Member of the Hellenic Parliament for Corfu

20th session
- Incumbent
- Assumed office July 2023

19th session
- In office May 2023 – July 2023

18th session
- In office July 2019 – April 2023

Personal details
- Born: 9 May 1956 (age 70) Corfu, Greece
- Party: Democrats – Progressive Centre (2024–present) Syriza (until 2024)
- Children: 1
- Education: Democritus University of Thrace
- Occupation: Lawyer

= Alexandros Avlonitis =

Greek politician

Alexandros Avlonitis is a Greek politician who is a member of the Hellenic Parliament, representing the Corfu constituency.

== Biography ==
Avlonitis was born in the village of Dafni on the island of Corfu. He graduated from Democritus University of Thrace with a BA in Law and has practised law since 1983.
From 2007 to 2010, he was the final mayor of the municipality of Esperies before it was merged into the municipality of Corfu.

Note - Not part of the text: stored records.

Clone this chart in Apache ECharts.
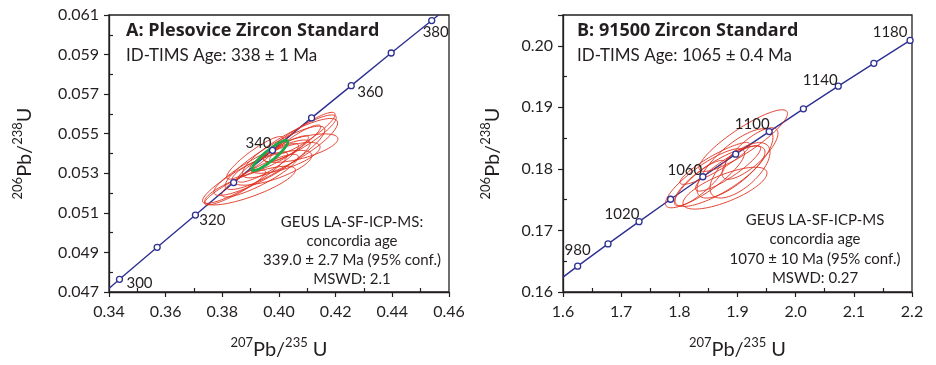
<!DOCTYPE html>
<html>
<head>
<meta charset="utf-8">
<script src="https://cdn.jsdelivr.net/npm/echarts@6/dist/echarts.min.js"></script>
<style>
  html, body { margin: 0; padding: 0; background: #fff; }
  #chart { width: 936px; height: 365px; }
</style>
</head>
<body>
<div id="chart"></div>
<script>
// ---- A: Plesovice (concordia ticks) ----
const plesAges = [300, 310, 320, 330, 340, 350, 360, 370, 380];
const plesConcX = [0.3437, 0.3570, 0.3705, 0.3840, 0.3977, 0.4115, 0.4255, 0.4396, 0.4539];
const plesConcY = [0.04764, 0.04926, 0.05089, 0.05253, 0.05416, 0.05580, 0.05743, 0.05908, 0.06072];
const plesLabelAges = [300, 320, 340, 360, 380];
const plesLineX = [0.3400, 0.3437, 0.3570, 0.3705, 0.3840, 0.3977, 0.4115, 0.4255, 0.4396, 0.4539, 0.4563];
const plesLineY = [0.04718, 0.04764, 0.04926, 0.05089, 0.05253, 0.05416, 0.05580, 0.05743, 0.05908, 0.06072, 0.0610];

// red error ellipses: centre, half-width in x, half-height in y, correlation
const plesEllX = [0.3880, 0.3898, 0.3940, 0.3986, 0.4039, 0.4074, 0.4092, 0.3961, 0.4004, 0.4021, 0.3933, 0.4057, 0.3975, 0.3845, 0.4074, 0.3915];
const plesEllY = [0.05278, 0.05238, 0.05328, 0.05378, 0.05427, 0.05477, 0.05502, 0.05353, 0.05402, 0.05378, 0.05288, 0.05452, 0.05328, 0.05228, 0.05427, 0.05378];
const plesEllSx = [0.0150, 0.0160, 0.0170, 0.0176, 0.0168, 0.0128, 0.0106, 0.0108, 0.0100, 0.0124, 0.0135, 0.0090, 0.0141, 0.0108, 0.0134, 0.0100];
const plesEllSy = [0.00130, 0.00098, 0.00140, 0.00160, 0.00150, 0.00118, 0.00106, 0.00098, 0.00088, 0.00078, 0.00108, 0.00092, 0.00088, 0.00088, 0.00072, 0.00108];
const plesEllRho = [0.9, 0.8, 0.88, 0.88, 0.85, 0.88, 0.9, 0.88, 0.9, 0.7, 0.88, 0.9, 0.7, 0.9, 0.65, 0.9];
// green concordia-age ellipse
const plesMeanX = [0.3968];
const plesMeanY = [0.05390];
const plesMeanSx = [0.0063];
const plesMeanSy = [0.00076];
const plesMeanRho = [0.9];

// ---- B: 91500 ----
const stdAges = [980, 1000, 1020, 1040, 1060, 1080, 1100, 1120, 1140, 1160, 1180];
const stdConcX = [1.6252, 1.6774, 1.7307, 1.7850, 1.8404, 1.8969, 1.9545, 2.0133, 2.0732, 2.1344, 2.1967];
const stdConcY = [0.16420, 0.16781, 0.17143, 0.17507, 0.17872, 0.18239, 0.18606, 0.18975, 0.19344, 0.19715, 0.20087];
const stdLabelAges = [980, 1020, 1060, 1100, 1140, 1180];
const stdLineX = [1.6000, 1.6252, 1.6774, 1.7307, 1.7850, 1.8404, 1.8969, 1.9545, 2.0133, 2.0732, 2.1344, 2.1967, 2.2000];
const stdLineY = [0.16242, 0.16420, 0.16781, 0.17143, 0.17507, 0.17872, 0.18239, 0.18606, 0.18975, 0.19344, 0.19715, 0.20087, 0.20106];

const stdEllX = [1.9100, 1.8441, 1.8699, 1.8957, 1.8837, 1.8613, 1.9043, 1.8355, 1.8785, 1.9215];
const stdEllY = [0.18460, 0.17848, 0.17880, 0.18089, 0.18009, 0.18089, 0.17977, 0.17768, 0.17687, 0.18250];
const stdEllSx = [0.0760, 0.0680, 0.0774, 0.0653, 0.0560, 0.0602, 0.0516, 0.0440, 0.0722, 0.0481];
const stdEllSy = [0.00500, 0.00480, 0.00490, 0.00563, 0.00370, 0.00340, 0.00450, 0.00370, 0.00340, 0.00418];
const stdEllRho = [0.88, 0.85, 0.8, 0.75, 0.88, 0.9, 0.65, 0.85, 0.72, 0.78];

const FONT = 'Lato, "Open Sans", sans-serif';
const INK = '#231f20';
const BLUE = '#2e3192';
const RED = '#e0301e';
const GREEN = '#1fa84a';

const zip = (xs, ys) => xs.map((x, i) => [x, ys[i]]);
const ellRows = (xs, ys, sx, sy, r) => xs.map((x, i) => [x, ys[i], sx[i], sy[i], r[i]]);

function ellipseSeries(rows, xi, color, width, z) {
  return {
    type: 'custom',
    xAxisIndex: xi,
    yAxisIndex: xi,
    z: z,
    silent: true,
    clip: true,
    dimensions: ['x', 'y', 'sx', 'sy', 'rho'],
    encode: { x: 0, y: 1 },
    data: rows,
    renderItem: (params, api) => {
      const cx = api.value(0), cy = api.value(1);
      const sx = api.value(2), sy = api.value(3), rho = api.value(4);
      const k = Math.sqrt(1 - rho * rho);
      const pts = [];
      for (let i = 0; i < 96; i++) {
        const t = (i / 96) * Math.PI * 2;
        pts.push(api.coord([cx + sx * Math.cos(t), cy + sy * (rho * Math.cos(t) + k * Math.sin(t))]));
      }
      return {
        type: 'polygon',
        shape: { points: pts },
        style: { fill: 'none', stroke: color, lineWidth: width }
      };
    }
  };
}

function markerSeries(ages, xs, ys, labelAges, offsets, xi) {
  return {
    type: 'scatter',
    xAxisIndex: xi,
    yAxisIndex: xi,
    z: 6,
    silent: true,
    symbol: 'circle',
    symbolSize: 6,
    itemStyle: { color: '#fff', borderColor: BLUE, borderWidth: 1.3, opacity: 1 },
    label: { color: INK, textBorderWidth: 0, fontFamily: FONT, fontSize: 15 },
    data: ages.map((a, i) => {
      const show = labelAges.includes(a);
      return {
        value: [xs[i], ys[i]],
        label: show ? {
          show: true,
          formatter: String(a),
          position: 'inside',
          offset: offsets[a],
          color: INK,
          textBorderWidth: 0,
          fontFamily: FONT,
          fontSize: 15
        } : { show: false }
      };
    })
  };
}

function lineSeries(xs, ys, xi) {
  return {
    type: 'line',
    xAxisIndex: xi,
    yAxisIndex: xi,
    z: 1,
    silent: true,
    showSymbol: false,
    data: zip(xs, ys),
    lineStyle: { color: BLUE, width: 1.4 }
  };
}

const axisCommon = {
  type: 'value',
  axisLine: { show: true, onZero: false, lineStyle: { color: INK, width: 1.3 } },
  axisTick: { show: true, inside: false, length: 5, lineStyle: { color: INK, width: 1.2 } },
  minorTick: { show: true, splitNumber: 2, length: -4, lineStyle: { color: INK, width: 1.2 } },
  splitLine: { show: false },
  minorSplitLine: { show: false },
  axisLabel: { color: INK, fontFamily: FONT, fontSize: 16, margin: 10 }
};

const nameRich = {
  sup: { fontSize: 13, fontFamily: FONT, color: INK, verticalAlign: 'top', lineHeight: 24 },
  b: { fontSize: 20, fontFamily: FONT, color: INK, verticalAlign: 'bottom', lineHeight: 24 }
};
const xName = '{sup|207}{b|Pb/}{sup|235}{b| U}';
const yName = '{sup|206}{b|Pb/}{sup|238}{b|U}';

const TITLE_FONT = 'bold 18px "Open Sans", Lato, sans-serif';

const option = {
  animation: false,
  backgroundColor: '#fff',
  grid: [
    { left: 109, top: 15, width: 340, height: 281, show: true, borderColor: INK, borderWidth: 1.3, backgroundColor: 'transparent' },
    { left: 563, top: 15, width: 349, height: 280, show: true, borderColor: INK, borderWidth: 1.3, backgroundColor: 'transparent' }
  ],
  xAxis: [
    Object.assign({}, axisCommon, {
      gridIndex: 0, min: 0.34, max: 0.46, interval: 0.02,
      axisLabel: Object.assign({}, axisCommon.axisLabel, { margin: 12, formatter: v => v.toFixed(2) }),
      name: xName, nameLocation: 'middle', nameGap: 44,
      nameTextStyle: { rich: nameRich }
    }),
    Object.assign({}, axisCommon, {
      gridIndex: 1, min: 1.6, max: 2.2, interval: 0.1,
      axisLabel: Object.assign({}, axisCommon.axisLabel, { margin: 12, formatter: v => v.toFixed(1) }),
      name: xName, nameLocation: 'middle', nameGap: 44,
      nameTextStyle: { rich: nameRich }
    })
  ],
  yAxis: [
    Object.assign({}, axisCommon, {
      gridIndex: 0, min: 0.047, max: 0.061, interval: 0.002,
      axisLabel: Object.assign({}, axisCommon.axisLabel, { formatter: v => v.toFixed(3) }),
      name: yName, nameLocation: 'middle', nameGap: 74, nameRotate: 90,
      nameTextStyle: { rich: nameRich }
    }),
    Object.assign({}, axisCommon, {
      gridIndex: 1, min: 0.16, max: 0.205, interval: 0.01,
      axisLabel: Object.assign({}, axisCommon.axisLabel, { showMaxLabel: false, formatter: v => v.toFixed(2) }),
      name: yName, nameLocation: 'middle', nameGap: 60, nameRotate: 90,
      nameTextStyle: { rich: nameRich }
    })
  ],
  series: [
    lineSeries(plesLineX, plesLineY, 0),
    ellipseSeries(ellRows(plesEllX, plesEllY, plesEllSx, plesEllSy, plesEllRho), 0, RED, 0.9, 2),
    ellipseSeries(ellRows(plesMeanX, plesMeanY, plesMeanSx, plesMeanSy, plesMeanRho), 0, GREEN, 2.8, 4),
    markerSeries(plesAges, plesConcX, plesConcY, plesLabelAges,
      { 300: [20, 4], 320: [17, 5], 340: [-14, -7], 360: [19, 7], 380: [4, 12] }, 0),

    lineSeries(stdLineX, stdLineY, 1),
    ellipseSeries(ellRows(stdEllX, stdEllY, stdEllSx, stdEllSy, stdEllRho), 1, RED, 0.9, 2),
    markerSeries(stdAges, stdConcX, stdConcY, stdLabelAges,
      { 980: [0, -16], 1020: [-17, -7], 1060: [-18, -7], 1100: [-17, -7], 1140: [-18, -6], 1180: [-20, -8] }, 1)
  ],
  graphic: [
    { type: 'text', left: 126, top: 22, style: { text: 'A: Plesovice Zircon Standard', font: TITLE_FONT, fill: INK } },
    { type: 'text', left: 126, top: 47, style: { text: 'ID-TIMS Age: 338 ± 1 Ma', font: '17px ' + FONT, fill: INK } },
    { type: 'text', left: 577, top: 22, style: { text: 'B: 91500 Zircon Standard', font: TITLE_FONT, fill: INK } },
    { type: 'text', left: 577, top: 47, style: { text: 'ID-TIMS Age: 1065 ± 0.4 Ma', font: '17px ' + FONT, fill: INK } },

    { type: 'text', x: 352, y: 222, style: { text: 'GEUS LA-SF-ICP-MS:', font: '15px ' + FONT, fill: INK, textAlign: 'center', textVerticalAlign: 'middle' } },
    { type: 'text', x: 352, y: 241, style: { text: 'concordia age', font: '15px ' + FONT, fill: INK, textAlign: 'center', textVerticalAlign: 'middle' } },
    { type: 'text', x: 352, y: 260, style: { text: '339.0 ± 2.7 Ma (95% conf.)', font: '15px ' + FONT, fill: INK, textAlign: 'center', textVerticalAlign: 'middle' } },
    { type: 'text', x: 352, y: 279, style: { text: 'MSWD: 2.1', font: '15px ' + FONT, fill: INK, textAlign: 'center', textVerticalAlign: 'middle' } },

    { type: 'text', x: 815, y: 220, style: { text: 'GEUS LA-SF-ICP-MS', font: '15px ' + FONT, fill: INK, textAlign: 'center', textVerticalAlign: 'middle' } },
    { type: 'text', x: 815, y: 239, style: { text: 'concordia age', font: '15px ' + FONT, fill: INK, textAlign: 'center', textVerticalAlign: 'middle' } },
    { type: 'text', x: 815, y: 259, style: { text: '1070 ± 10 Ma (95% conf.)', font: '15px ' + FONT, fill: INK, textAlign: 'center', textVerticalAlign: 'middle' } },
    { type: 'text', x: 815, y: 278, style: { text: 'MSWD: 0.27', font: '15px ' + FONT, fill: INK, textAlign: 'center', textVerticalAlign: 'middle' } }
  ]
};

const chart = echarts.init(document.getElementById('chart'), null, { renderer: 'canvas' });
chart.setOption(option);
window.addEventListener('resize', () => chart.resize());
</script>
</body>
</html>
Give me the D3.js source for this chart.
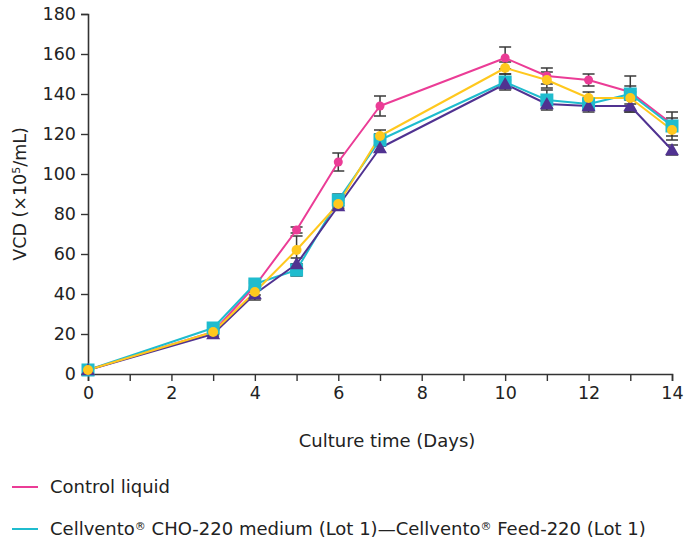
<!DOCTYPE html>
<html>
<head>
<meta charset="utf-8">
<script src="https://cdn.jsdelivr.net/npm/d3@7"></script>
<style>
  body { margin: 0; background: #fff; }
  svg { display: block; font-family: "DejaVu Sans", sans-serif; }
</style>
</head>
<body>
<svg id="chart" width="684" height="543"></svg>
<script>
// culture days sampled
const days = [0, 3, 4, 5, 6, 7, 10, 11, 12, 13, 14];

// VCD (x10^5/mL) per series
const controlVals = [2, 21, 44, 72, 106, 134, 158, 149, 147, 141, 125];
const controlErr  = [0.5, 1, 1.5, 1.5, 4.5, 5, 5.5, 4, 3, 3, 3];
const lot1Vals    = [2, 23, 45, 52, 87, 117, 146, 137, 135, 140, 124];
const lot1Err     = [0.5, 1, 1.5, 3, 3, 3, 4, 5, 3, 9, 7];
const purpleVals  = [2, 20, 40, 55, 84, 113, 145, 135, 134, 134, 112];
const purpleErr   = [0.5, 1, 3, 3, 1.5, 2, 2, 2, 3, 3, 2.5];
const yellowVals  = [2, 21, 41, 62, 85, 119, 153, 147, 138, 138, 122];
const yellowErr   = [0.5, 1, 1.5, 7, 2, 3, 3, 4, 3, 3, 3];

const legendNames = [
    "Control liquid",
    "Cellvento\u00AE CHO-220 medium (Lot 1)\u2014Cellvento\u00AE Feed-220 (Lot 1)"
];

const yTicks = [0, 20, 40, 60, 80, 100, 120, 140, 160, 180];
const xTicks = d3.range(0, 15);

// draw order matters: yellow circles sit on top
let series = [
    {vals: controlVals, err: controlErr, color: "#EB3C96", shape: "circle", size: 4.5},
    {vals: lot1Vals, err: lot1Err, color: "#1FBCCE", shape: "square", size: 6.5},
    {vals: purpleVals, err: purpleErr, color: "#503291", shape: "triangle", size: 7},
    {vals: yellowVals, err: yellowErr, color: "#FFC81E", shape: "circle", size: 5}
];

let svg = d3.select("#chart");

let x = d3.scaleLinear().domain([0, 14]).range([88, 672]);
let y = d3.scaleLinear().domain([0, 180]).range([374, 14]);

// axes
let xAxis = svg.append("g")
    .attr("transform", "translate(0," + y(0) + ")")
    .call(d3.axisBottom(x).tickValues(xTicks).tickSize(7).tickPadding(6)
        .tickFormat(d => d % 2 === 0 ? d : ""));
let yAxis = svg.append("g")
    .attr("transform", "translate(" + x(0) + ",0)")
    .call(d3.axisLeft(y).tickValues(yTicks).tickSize(7).tickPadding(5));

[xAxis, yAxis].forEach(ax => {
    ax.select(".domain").attr("stroke", "#333").attr("stroke-width", 1.6);
    ax.selectAll(".tick line").attr("stroke", "#333").attr("stroke-width", 1.4);
    ax.selectAll(".tick text").attr("fill", "#222").style("font-size", "17.5px")
        .style("font-family", "DejaVu Sans, sans-serif");
});

// axis titles
svg.append("text")
    .attr("x", 387).attr("y", 447)
    .attr("text-anchor", "middle")
    .attr("fill", "#222")
    .style("font-size", "18px")
    .text("Culture time (Days)");

let yTitle = svg.append("text")
    .attr("transform", "translate(26,194) rotate(-90)")
    .attr("text-anchor", "middle")
    .attr("fill", "#222")
    .style("font-size", "17.5px");
yTitle.append("tspan").text("VCD (\u00D710");
yTitle.append("tspan").attr("dy", -6).style("font-size", "11px").text("5");
yTitle.append("tspan").attr("dy", 6).text("/mL)");

// error bars
let capW = 6;
series.forEach(s => {
    let g = svg.append("g").attr("stroke", "#3a3a3a").attr("stroke-width", 1.5);
    days.forEach((d, i) => {
        let cx = x(d), lo = y(s.vals[i] - s.err[i]), hi = y(s.vals[i] + s.err[i]);
        if (lo - hi < 2) return;
        g.append("line").attr("x1", cx).attr("x2", cx).attr("y1", lo).attr("y2", hi);
        g.append("line").attr("x1", cx - capW).attr("x2", cx + capW).attr("y1", lo).attr("y2", lo);
        g.append("line").attr("x1", cx - capW).attr("x2", cx + capW).attr("y1", hi).attr("y2", hi);
    });
});

// lines
let line = d3.line()
    .x((d, i) => x(days[i]))
    .y(d => y(d));

series.forEach(s => {
    svg.append("path")
        .datum(s.vals)
        .attr("fill", "none")
        .attr("stroke", s.color)
        .attr("stroke-width", 2)
        .attr("stroke-linejoin", "round")
        .attr("d", line);
});

// markers
series.forEach(s => {
    let g = svg.append("g").attr("fill", s.color);
    s.vals.forEach((v, i) => {
        let cx = x(days[i]), cy = y(v), r = s.size;
        if (s.shape === "circle") {
            g.append("circle").attr("cx", cx).attr("cy", cy).attr("r", r);
        } else if (s.shape === "square") {
            g.append("rect").attr("x", cx - r).attr("y", cy - r).attr("width", 2 * r).attr("height", 2 * r);
        } else {
            g.append("path").attr("d", `M${cx},${cy - r}L${cx + r},${cy + r * 0.75}L${cx - r},${cy + r * 0.75}Z`);
        }
    });
});

// legend (only the first two items fit in the frame)
legendNames.forEach((name, i) => {
    let ly = 487 + i * 42;
    svg.append("line")
        .attr("x1", 12).attr("x2", 38)
        .attr("y1", ly).attr("y2", ly)
        .attr("stroke", series[i].color)
        .attr("stroke-width", 2);
    let t = svg.append("text")
        .attr("x", 50).attr("y", ly + 6)
        .attr("fill", "#222")
        .style("font-size", "18px");
    // shrink the ® marks like the original
    let shift = 0;
    name.split(/(\u00AE)/).forEach(part => {
        if (part === "") return;
        if (part === "\u00AE") {
            t.append("tspan").attr("dy", -5).style("font-size", "11px").text(part);
            shift = 5;
        } else {
            t.append("tspan").attr("dy", shift).text(part);
            shift = 0;
        }
    });
});
</script>
</body>
</html>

He was first elected as an MP in the 2019 elections with Syriza and was re-elected in May and June 2023.

In November 2024, in the midst of the crisis that erupted during the internal elections for the party's presidency, he resigned and became an independent.
 After a few days he joined the new party of Stefanos Kasselakis, Movement for Democracy as one of the founding members. On 29 January 2026, he announced his departure from the Democracy Movement and returned to being an independent.

He is married to notary Anastasia Konstantara, with whom he has a daughter.